This digital comic book is an engaging tool for teaching students about the dangers of wildfires and how they can be prevented.
Students will learn about just how quickly wildfires can begin, how wildfires impact ecosystems, and what people can do to prevent wildfires.
Teaching Tips
Positives
This comic book is relatable for students and provides a great overview of what it might be like to be caught up in a wildfire.
Students will enjoy the comic style of the writing and the images included in the book.
Additional Prerequisites
Students should be comfortable reading graphic novels or comics. If this is a new genre, be sure to go over how to read each cell on a page.
Differentiation
Cross-curricular connections can be made in health classes that are considering how wildfires impact human health, or in social studies classes that are learning about governmental responses to wildfires.
This resource would make a great read-aloud for a whole-class activity. It would also be an impactful resource in a text-set about wildfires, made available to students learning about forests and wildfires.
After reading, have students create comic-style posters about wildfire prevention. There are several online tools available to create comics, which would be well suited to this resource.
Use this as a hook for lessons about wildfire ecology, natural fires, and the main causes of wildfires today.
Scientist Notes
This resource is a comic book from the Oregon Office of Emergency Management. The story follows two campers enjoying the outdoors. Other campers inadvertently leave a campfire still smoldering and the rest of the story revolves around the outcome of that one spark that escaped the campfire.

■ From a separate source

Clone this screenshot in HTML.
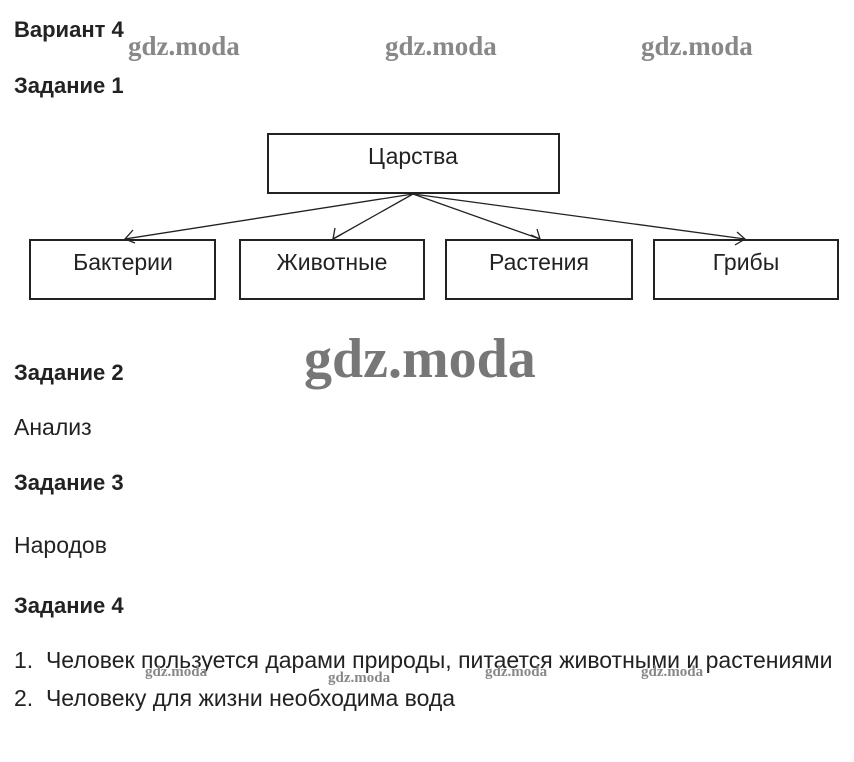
<!DOCTYPE html>
<html><head><meta charset="utf-8"><style>
body{margin:0;width:854px;height:762px;background:#fff;position:relative;font-family:"Liberation Sans",Arial,sans-serif;color:#222;overflow:hidden}
.t{position:absolute;white-space:nowrap}
.b{font-weight:bold;font-size:22px}
.n{font-size:23px}
.w{position:absolute;font-family:"Liberation Serif",serif;font-weight:bold;color:#888;white-space:nowrap}
</style></head><body>
<div class="t b" style="left:14px;top:17px">Вариант 4</div>
<div class="w" style="left:128px;top:31px;font-size:27px">gdz.moda</div>
<div class="w" style="left:385px;top:31px;font-size:27px">gdz.moda</div>
<div class="w" style="left:641px;top:31px;font-size:27px">gdz.moda</div>
<div class="t b" style="left:14px;top:73px">Задание 1</div>
<svg style="position:absolute;left:0;top:0" width="854" height="320">
<g fill="none" stroke="#222" stroke-width="2">
<rect x="268" y="134" width="291" height="59"/>
<rect x="30" y="240" width="185" height="59"/>
<rect x="240" y="240" width="184" height="59"/>
<rect x="446" y="240" width="186" height="59"/>
<rect x="654" y="240" width="184" height="59"/>
</g>
<g fill="none" stroke="#222" stroke-width="1.3">
<line x1="413" y1="194" x2="125" y2="239"/>
<line x1="413" y1="194" x2="333" y2="239"/>
<line x1="413" y1="194" x2="540" y2="239"/>
<line x1="413" y1="194" x2="745" y2="239"/>
<polyline points="133,230 125,239 135,243"/>
<polyline points="335,228 333,239 342,234"/>
<polyline points="531,235 540,239 537,229"/>
<polyline points="735,245 745,239 737,232"/>
</g>
<g font-size="23" fill="#222" text-anchor="middle" font-family="Liberation Sans,Arial,sans-serif">
<text x="413" y="164">Царства</text>
<text x="123" y="270">Бактерии</text>
<text x="332" y="270">Животные</text>
<text x="539" y="270">Растения</text>
<text x="746" y="270">Грибы</text>
</g>
</svg>
<div class="w" style="left:304px;top:327px;font-size:56px;color:#777">gdz.moda</div>
<div class="t b" style="left:14px;top:360px">Задание 2</div>
<div class="t n" style="left:14px;top:414px">Анализ</div>
<div class="t b" style="left:14px;top:470px">Задание 3</div>
<div class="t n" style="left:14px;top:532px">Народов</div>
<div class="t b" style="left:14px;top:593px">Задание 4</div>
<div class="t n" style="left:14px;top:647px">1.&nbsp;&nbsp;Человек пользуется дарами природы, питается животными и растениями</div>
<div class="w" style="left:145px;top:664px;font-size:15px">gdz.moda</div>
<div class="w" style="left:328px;top:670px;font-size:15px">gdz.moda</div>
<div class="w" style="left:485px;top:664px;font-size:15px">gdz.moda</div>
<div class="w" style="left:641px;top:664px;font-size:15px">gdz.moda</div>
<div class="t n" style="left:14px;top:685px">2.&nbsp;&nbsp;Человеку для жизни необходима вода</div>
</body></html>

This comic book would be a great addition to a classroom discussion about fire safety and personal responsibility.
Standards
Common Core English Language Arts Standards (CCSS.ELA)
Reading: Literature (K-12)
CCSS.ELA-LITERACY.RL.6.2 Determine a theme or central idea of a text and how it is conveyed through particular details; provide a summary of the text distinct from personal opinions or judgments.
CCSS.ELA-LITERACY.RL.6.4 Determine the meaning of words and phrases as they are used in a text, including figurative and connotative meanings; analyze the impact of a specific word choice on meaning and tone.
CCSS.ELA-LITERACY.RL.11-12.5 Analyze how an author's choices concerning how to structure specific parts of a text (e.g., the choice of where to begin or end a story, the choice to provide a comedic or tragic resolution) contribute to its overall structure and meaning as well as its aesthetic impact.
Next Generation Science Standards (NGSS)
LS2: Ecosystems: Interactions, Energy, and Dynamics
HS-LS2-7 Design, evaluate, and refine a solution for reducing the impacts of human activities on the environment and biodiversity.
College, Career, and Civic Life (C3) Standards
Dimension 4: Taking Informed Action
D4.7.9-12 Assess options for individual and collective action to address local, regional, and global problems by engaging in self-reflection, strategy identification, and complex causal reasoning.